* _EXERCISE_
Set the lines down again exactly, first line through the line that contains "const values = [33, 14, 9, 2, 2, 2, 1, 1];", with no pictures.

* _DATASET CONTENT_
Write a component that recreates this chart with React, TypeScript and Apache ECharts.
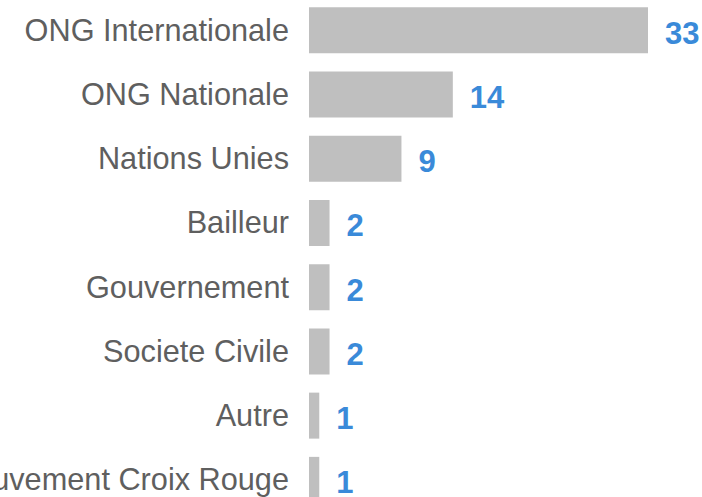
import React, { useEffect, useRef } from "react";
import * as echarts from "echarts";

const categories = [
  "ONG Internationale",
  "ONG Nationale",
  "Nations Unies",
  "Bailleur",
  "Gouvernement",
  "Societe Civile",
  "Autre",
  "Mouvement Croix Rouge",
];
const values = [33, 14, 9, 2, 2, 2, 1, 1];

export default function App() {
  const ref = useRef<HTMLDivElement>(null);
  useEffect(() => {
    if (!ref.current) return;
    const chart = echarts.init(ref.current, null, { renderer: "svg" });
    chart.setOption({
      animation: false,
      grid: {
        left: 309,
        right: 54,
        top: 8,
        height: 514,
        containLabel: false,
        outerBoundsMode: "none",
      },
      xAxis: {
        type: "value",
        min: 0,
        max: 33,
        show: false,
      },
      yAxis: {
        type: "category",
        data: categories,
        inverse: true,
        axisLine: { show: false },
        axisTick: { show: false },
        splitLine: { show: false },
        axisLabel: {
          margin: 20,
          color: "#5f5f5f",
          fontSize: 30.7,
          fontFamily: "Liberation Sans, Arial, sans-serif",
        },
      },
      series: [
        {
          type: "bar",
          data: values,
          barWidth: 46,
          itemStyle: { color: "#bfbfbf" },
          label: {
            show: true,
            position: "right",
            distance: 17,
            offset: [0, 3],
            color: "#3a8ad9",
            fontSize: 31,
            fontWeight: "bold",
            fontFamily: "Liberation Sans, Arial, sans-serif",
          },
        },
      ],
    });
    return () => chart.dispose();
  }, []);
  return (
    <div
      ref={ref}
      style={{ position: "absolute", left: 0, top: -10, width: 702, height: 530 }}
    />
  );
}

* _EXERCISE OUTPUT_
Write a component that recreates this chart with React, TypeScript and Apache ECharts.
import React, { useEffect, useRef } from "react";
import * as echarts from "echarts";

const categories = [
  "ONG Internationale",
  "ONG Nationale",
  "Nations Unies",
  "Bailleur",
  "Gouvernement",
  "Societe Civile",
  "Autre",
  "Mouvement Croix Rouge",
];
const values = [33, 14, 9, 2, 2, 2, 1, 1];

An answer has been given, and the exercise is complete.